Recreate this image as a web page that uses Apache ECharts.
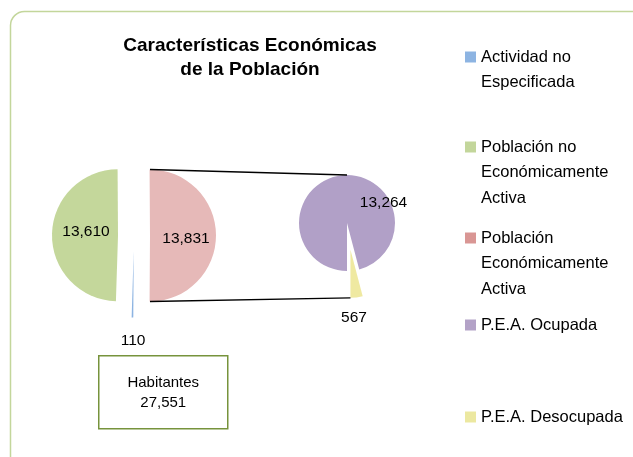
<!DOCTYPE html>
<html>
<head>
<meta charset="utf-8" />
<title>Características Económicas de la Población</title>
<script src="https://cdn.jsdelivr.net/npm/echarts@6/dist/echarts.min.js"></script>
</head>
<body style="margin:0">
<div id="main" style="width:633px;height:457px;"></div>
<script type="text/javascript">
// datos del pastel principal
var categorias = ['Actividad no Especificada', 'Población no Económicamente Activa', 'Población Económicamente Activa'];
var valores = [110, 13610, 13831];
// desglose de la P.E.A. (pastel secundario)
var categoriasPEA = ['P.E.A. Ocupada', 'P.E.A. Desocupada'];
var valoresPEA = [13264, 567];
// textos de la leyenda (con saltos de linea como en el original)
var textosLeyenda = ['Actividad no\nEspecificada', 'Población no\nEconómicamente\nActiva', 'Población\nEconómicamente\nActiva', 'P.E.A. Ocupada', 'P.E.A. Desocupada'];

var colores = ['#8db4e2', '#c4d79b', '#e6b9b8'];
var coloresPEA = ['#b1a0c7', '#efe9a1'];
var coloresLeyenda = ['#8db4e2', '#c3d69b', '#d99694', '#b3a2c7', '#ece8a0'];
var fuente = 'Liberation Sans, Arial, sans-serif';

function fmt(v) { return v.toLocaleString('en-US'); }
function suma(a) { return a.reduce(function (s, v) { return s + v; }, 0); }

var total = suma(valores);
var totalPEA = suma(valoresPEA);

// geometria de los pasteles
var c1 = [134, 235.5], r1 = 66, off1 = 16;
var c2 = [347, 223], r2 = 48, off2 = 27;
// el sector "otro" (P.E.A.) centrado a la derecha
var angRojo = 360 * valores[2] / total;
var inicio1 = 360 - angRojo / 2;
var inicio2 = 270;
var medioAmarillo = (270 - 360 + 360 * valoresPEA[1] / totalPEA / 2) * Math.PI / 180;

var myChart = echarts.init(document.getElementById('main'));

// una leyenda por serie para que los iconos queden a la altura de la primera linea
var iconY = [57, 147, 238, 325, 417];
var lh = 25.5;
var leyendas = [];
var nombres = categorias.concat(categoriasPEA);
nombres.forEach(function (n, i) {
  var nl = textosLeyenda[i].split('\n').length;
  var relleno = new Array(nl).join('\n');
  leyendas.push({
    orient: 'vertical',
    left: 465,
    top: iconY[i] - (2 * nl - 1) * lh / 2,
    padding: 0,
    itemWidth: 11,
    itemHeight: 11,
    icon: 'rect',
    selectedMode: false,
    data: [{ name: n, itemStyle: { color: coloresLeyenda[i] } }],
    formatter: function () { return relleno + textosLeyenda[i]; },
    textStyle: { fontFamily: fuente, fontSize: 16.5, lineHeight: lh, color: '#000' }
  });
});

var ySup1 = c1[1] - r1, yInf1 = c1[1] + r1;
var xRojo = c1[0] + off1;
var pInf2 = [c2[0] + off2 * Math.cos(medioAmarillo), c2[1] + r2 - off2 * Math.sin(medioAmarillo)];

var option = {
  animation: false,
  title: {
    text: 'Características Económicas\nde la Población',
    left: 250,
    top: 34,
    padding: 0,
    textAlign: 'center',
    textStyle: { fontFamily: fuente, fontWeight: 'bold', fontSize: 19, lineHeight: 24, color: '#000' }
  },
  legend: leyendas,
  graphic: [
    {
      type: 'rect', left: 8, top: 9, silent: true,
      shape: { width: 660, height: 470, r: 14 },
      style: { fill: 'none', stroke: '#c3d69b', lineWidth: 1.5 }
    },
    {
      type: 'line', silent: true, z: 10,
      shape: { x1: xRojo, y1: ySup1, x2: c2[0], y2: c2[1] - r2 },
      style: { stroke: '#000', lineWidth: 1.3 }
    },
    {
      type: 'line', silent: true, z: 10,
      shape: { x1: xRojo, y1: yInf1, x2: pInf2[0], y2: pInf2[1] },
      style: { stroke: '#000', lineWidth: 1.3 }
    },
    {
      type: 'group', left: 98, top: 355,
      children: [
        {
          type: 'rect',
          shape: { x: 0, y: 0, width: 129, height: 73 },
          style: { fill: '#fff', stroke: '#77933c', lineWidth: 1.5 }
        },
        {
          type: 'text', x: 64.5, y: 37,
          style: {
            text: 'Habitantes\n' + fmt(total), align: 'center', verticalAlign: 'middle',
            font: '15px ' + fuente, lineHeight: 20, fill: '#000'
          }
        }
      ]
    }
  ],
  series: [
    {
      type: 'pie',
      center: c1,
      radius: r1,
      startAngle: inicio1,
      selectedMode: 'multiple',
      selectedOffset: off1,
      emphasis: { disabled: true },
      label: {
        position: 'inside', fontFamily: fuente, fontSize: 15.5, color: '#000',
        formatter: function (p) { return fmt(p.value); }
      },
      labelLine: { show: false },
      labelLayout: function (p) {
        if (p.dataIndex === 0) return { dy: 53 };
        if (p.dataIndex === 2) return { dy: 3 };
        return { dy: -3, dx: 4 };
      },
      itemStyle: { borderWidth: 0 },
      data: categorias.map(function (n, i) {
        return { name: n, value: valores[i], selected: true, itemStyle: { color: colores[i] } };
      })
    },
    {
      type: 'pie',
      center: c2,
      radius: r2,
      startAngle: inicio2,
      selectedMode: 'multiple',
      selectedOffset: off2,
      emphasis: { disabled: true },
      label: {
        position: 'inside', fontFamily: fuente, fontSize: 15.5, color: '#000',
        formatter: function (p) { return fmt(p.value); }
      },
      labelLine: { show: false },
      labelLayout: function (p) {
        if (p.dataIndex === 0) return { dx: 40, dy: 6 };
        return { dy: 41 };
      },
      data: categoriasPEA.map(function (n, i) {
        return { name: n, value: valoresPEA[i], selected: i === 1, itemStyle: { color: coloresPEA[i] } };
      })
    }
  ]
};

myChart.setOption(option);
window.onresize = function () { myChart.resize(); };
</script>
</body>
</html>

──────────────────────────────

Set exercise → Every line from the start of the listing above through the line with "var myChart = echarts.init(document.getElementById('main'));" should be repeated exactly; skip the pictures and add nothing else.

Solution →
Recreate this image as a web page that uses Apache ECharts.
<!DOCTYPE html>
<html>
<head>
<meta charset="utf-8" />
<title>Características Económicas de la Población</title>
<script src="https://cdn.jsdelivr.net/npm/echarts@6/dist/echarts.min.js"></script>
</head>
<body style="margin:0">
<div id="main" style="width:633px;height:457px;"></div>
<script type="text/javascript">
// datos del pastel principal
var categorias = ['Actividad no Especificada', 'Población no Económicamente Activa', 'Población Económicamente Activa'];
var valores = [110, 13610, 13831];
// desglose de la P.E.A. (pastel secundario)
var categoriasPEA = ['P.E.A. Ocupada', 'P.E.A. Desocupada'];
var valoresPEA = [13264, 567];
// textos de la leyenda (con saltos de linea como en el original)
var textosLeyenda = ['Actividad no\nEspecificada', 'Población no\nEconómicamente\nActiva', 'Población\nEconómicamente\nActiva', 'P.E.A. Ocupada', 'P.E.A. Desocupada'];

var colores = ['#8db4e2', '#c4d79b', '#e6b9b8'];
var coloresPEA = ['#b1a0c7', '#efe9a1'];
var coloresLeyenda = ['#8db4e2', '#c3d69b', '#d99694', '#b3a2c7', '#ece8a0'];
var fuente = 'Liberation Sans, Arial, sans-serif';

function fmt(v) { return v.toLocaleString('en-US'); }
function suma(a) { return a.reduce(function (s, v) { return s + v; }, 0); }

var total = suma(valores);
var totalPEA = suma(valoresPEA);

// geometria de los pasteles
var c1 = [134, 235.5], r1 = 66, off1 = 16;
var c2 = [347, 223], r2 = 48, off2 = 27;
// el sector "otro" (P.E.A.) centrado a la derecha
var angRojo = 360 * valores[2] / total;
var inicio1 = 360 - angRojo / 2;
var inicio2 = 270;
var medioAmarillo = (270 - 360 + 360 * valoresPEA[1] / totalPEA / 2) * Math.PI / 180;

var myChart = echarts.init(document.getElementById('main'));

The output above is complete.